Saturday, December 30, 2006

The Culture of "Me"

As usual, Dreher has insights, here from Philip Rieff:

...If culture is that systems of symbols and values that serve to bind human action and channel savage passions and impulses into socially constructive ends, then a culture that prizes the fulfillment of desires -- and not merely socially approved desires, but individual desires -- is destructive of the idea of culture in principle.

It is helpful to recall that the term "culture" is based on "cult." In other words, what one worships determines one's 'culture.' Thus, basing 'culture' on fulfillment of individual desires is essentially self-worship.

Moreover, in a culture (anti-culture) that locates human identity and dignity in an individual's desires, to disapprove of those desires is in some deeply felt way to negate the dignity of that individual.
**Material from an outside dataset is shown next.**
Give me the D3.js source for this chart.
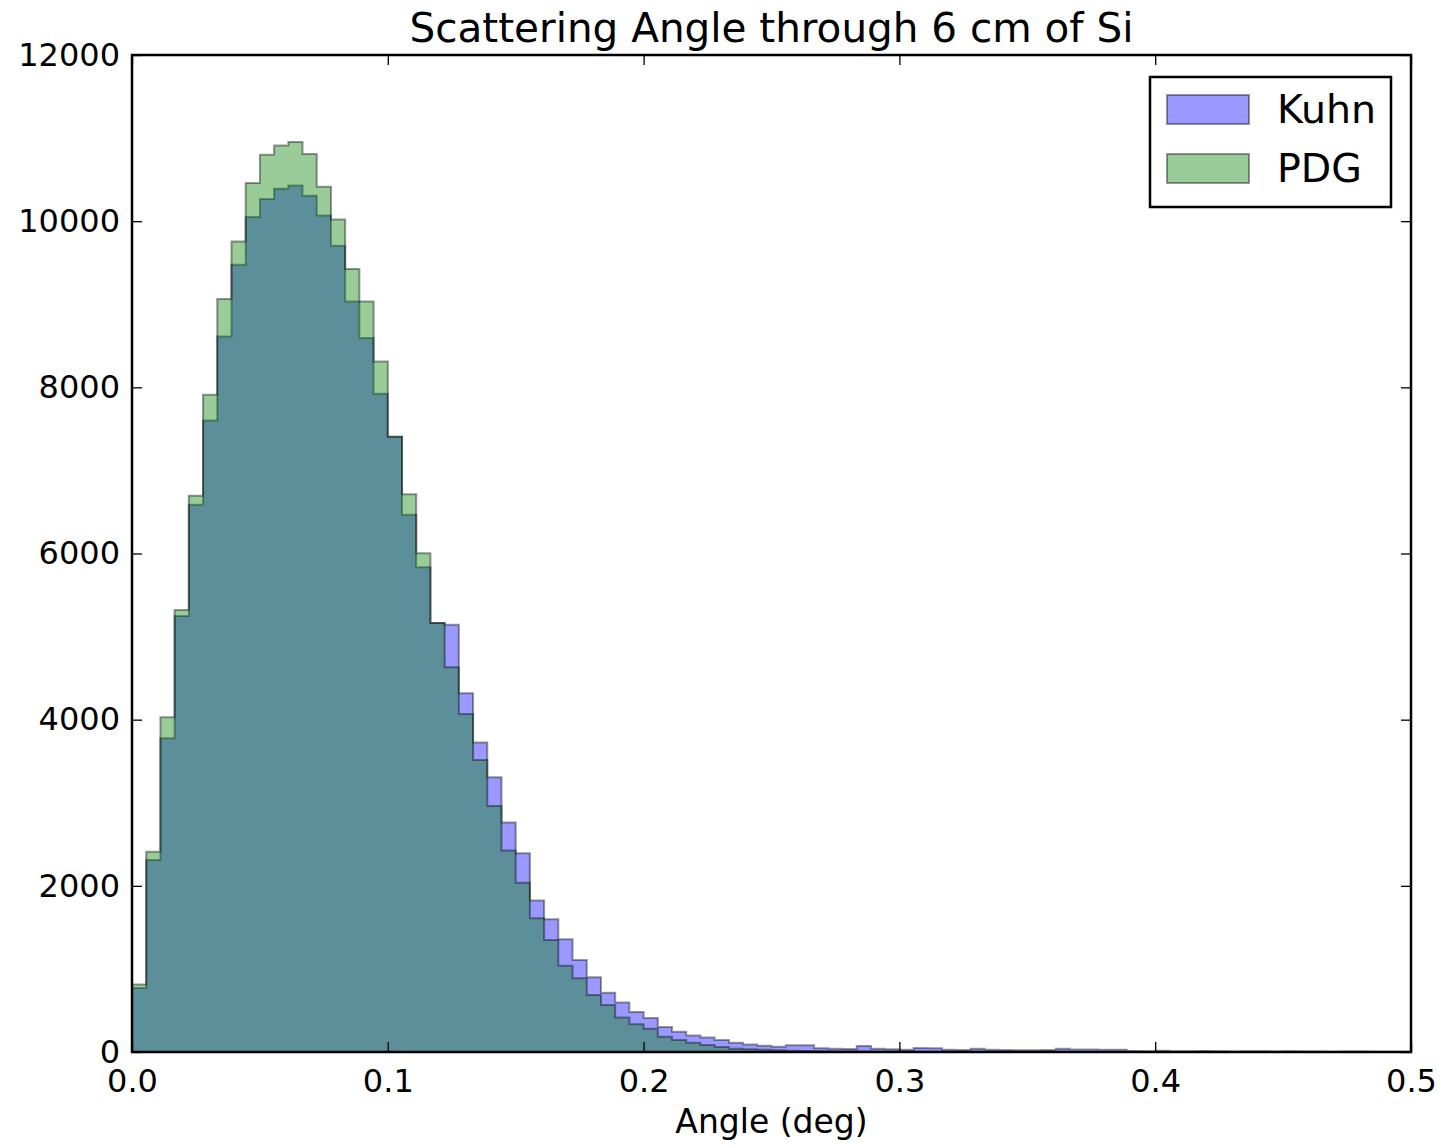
<!DOCTYPE html>
<html>
<head>
<meta charset="utf-8">
<script src="https://cdn.jsdelivr.net/npm/d3@7"></script>
<style>
  body { margin: 0; background: #fff; }
  svg { font-family: "DejaVu Sans", sans-serif; }
</style>
</head>
<body>
<div class="graph"></div>
<script>
// contenido del histograma: 90 bins entre 0 y 0.5 grados
const binStart = 0, binEnd = 0.5, nBins = 90

const kuhn = [
  770, 2312, 3777, 5249, 6586, 7601, 8612, 9475, 10049, 10266,
  10390, 10430, 10306, 10067, 9704, 9034, 8593, 7922, 7405, 6465,
  5836, 5165, 5141, 4319, 3724, 3307, 2761, 2392, 1822, 1598,
  1357, 1108, 899, 714, 595, 480, 410, 300, 245, 200,
  175, 145, 110, 90, 74, 64, 82, 80, 44, 40,
  36, 72, 40, 34, 28, 48, 44, 28, 24, 40,
  28, 24, 20, 20, 24, 38, 30, 30, 28, 28,
  12, 10, 14, 8, 10, 12, 8, 6, 10, 8,
  6, 8, 5, 6, 4, 6, 5, 4, 3, 4
]

const pdg = [
  813, 2411, 4030, 5321, 6694, 7910, 9062, 9756, 10459, 10799,
  10912, 10952, 10808, 10414, 10021, 9423, 9034, 8311, 7405, 6714,
  6004, 5165, 4632, 4069, 3516, 2962, 2424, 2038, 1610, 1348,
  1039, 887, 686, 566, 415, 335, 280, 185, 144, 110,
  85, 60, 40, 32, 26, 20, 15, 12, 10, 9,
  8, 7, 6, 5, 5, 4, 4, 3, 3, 3,
  2, 2, 2, 2, 2, 2, 1, 1, 1, 1,
  1, 1, 1, 0, 1, 0, 0, 1, 0, 0,
  0, 0, 0, 0, 0, 0, 0, 0, 0, 0
]

const xTicks = [0, 0.1, 0.2, 0.3, 0.4, 0.5]
const yTicks = [0, 2000, 4000, 6000, 8000, 10000, 12000]

const seriesNames = ['Kuhn', 'PDG']
const seriesColors = ['#0000ff', '#008000']

// tamaño
const width = 1442, height = 1146
const mLeft = 132, mRight = 1411, mTop = 55, mBottom = 1052

const svg = d3.select('.graph')
  .append('svg')
  .attr('width', width)
  .attr('height', height)

const xScale = d3.scaleLinear().domain([0, 0.5]).range([mLeft, mRight])
const yScale = d3.scaleLinear().domain([0, 12000]).range([mBottom, mTop])

const binW = (binEnd - binStart) / nBins

// pasos del histograma (stepfilled)
const area = d3.area()
  .x(d => xScale(d[0]))
  .y0(yScale(0))
  .y1(d => yScale(d[1]))
  .curve(d3.curveStepAfter)

const toSteps = vals => {
  const pts = vals.map((v, i) => [binStart + i * binW, v])
  pts.push([binEnd, vals[vals.length - 1]])
  return pts
}

;[kuhn, pdg].forEach((vals, k) => {
  svg.append('path')
    .attr('d', area(toSteps(vals)) + 'Z')
    .attr('fill', seriesColors[k])
    .attr('fill-opacity', 0.4)
    .attr('stroke', '#000')
    .attr('stroke-opacity', 0.4)
    .attr('stroke-width', 2)
    .attr('stroke-linejoin', 'miter')
})

// Ejes (ticks hacia adentro, en los cuatro lados)
const tickFmtX = d3.format('.1f')
const xAxisB = d3.axisBottom(xScale).tickValues(xTicks).tickFormat(tickFmtX)
  .tickSizeInner(-10).tickSizeOuter(0).tickPadding(17)
const xAxisT = d3.axisTop(xScale).tickValues(xTicks).tickFormat('')
  .tickSizeInner(-10).tickSizeOuter(0)
const yAxisL = d3.axisLeft(yScale).tickValues(yTicks).tickFormat(d3.format('d'))
  .tickSizeInner(-10).tickSizeOuter(0).tickPadding(12)
const yAxisR = d3.axisRight(yScale).tickValues(yTicks).tickFormat('')
  .tickSizeInner(-10).tickSizeOuter(0)

const styleAxis = g => {
  g.select('.domain').remove()
  g.attr('font-family', null)
  g.selectAll('.tick line').attr('stroke', '#000').attr('stroke-width', 1.3)
  g.selectAll('.tick text')
    .attr('fill', '#000')
    .style('font-family', '"DejaVu Sans", sans-serif')
    .style('font-size', '32px')
}

svg.append('g').attr('transform', `translate(0,${mBottom})`).call(xAxisB).call(styleAxis)
svg.append('g').attr('transform', `translate(0,${mTop})`).call(xAxisT).call(styleAxis)
svg.append('g').attr('transform', `translate(${mLeft},0)`).call(yAxisL).call(styleAxis)
svg.append('g').attr('transform', `translate(${mRight},0)`).call(yAxisR).call(styleAxis)

// marco
svg.append('rect')
  .attr('x', mLeft).attr('y', mTop)
  .attr('width', mRight - mLeft).attr('height', mBottom - mTop)
  .attr('fill', 'none')
  .attr('stroke', '#000')
  .attr('stroke-width', 2.5)

// titulo y etiqueta
svg.append('text')
  .text('Scattering Angle through 6 cm of Si')
  .attr('x', (mLeft + mRight) / 2)
  .attr('y', 42)
  .attr('text-anchor', 'middle')
  .style('font-size', '40.5px')

svg.append('text')
  .text('Angle (deg)')
  .attr('x', (mLeft + mRight) / 2)
  .attr('y', 1133)
  .attr('text-anchor', 'middle')
  .style('font-size', '33px')

// Legend
const legend = svg.append('g')
legend.append('rect')
  .attr('x', 1150).attr('y', 77)
  .attr('width', 241).attr('height', 130)
  .attr('fill', '#fff')
  .attr('stroke', '#000')
  .attr('stroke-width', 2.5)

seriesNames.forEach((name, k) => {
  legend.append('rect')
    .attr('x', 1167).attr('y', 95 + k * 59)
    .attr('width', 82).attr('height', 29)
    .attr('fill', seriesColors[k])
    .attr('fill-opacity', 0.4)
    .attr('stroke', '#000')
    .attr('stroke-opacity', 0.4)
    .attr('stroke-width', 2)
  legend.append('text')
    .text(name)
    .attr('x', 1277)
    .attr('y', 123 + k * 59)
    .style('font-size', '39.5px')
})
</script>
</body>
</html>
People in such a culture will tend to take it personally if their desires are criticized. Rieff predicted decades ago that the culture of the future -- the one we're living in now, as a matter of fact -- would be marked by non-judgmentalism, emotionalism, and a cultural imperative to help people live as they wish to live (versus how they "ought," which is a meaningless concept in such a culture) without feeling bad about it. The therapeutic culture.

The foundation of genuine culture must be transcendent. That's the other half of B-16's Regensburg lecture--the half which warned the materialistic (self-worshipping) West that its detachment from God was leading to trouble.

1 comment:

Anonymous said...

You mean the part of the lecture that didn't get reported by the MSM?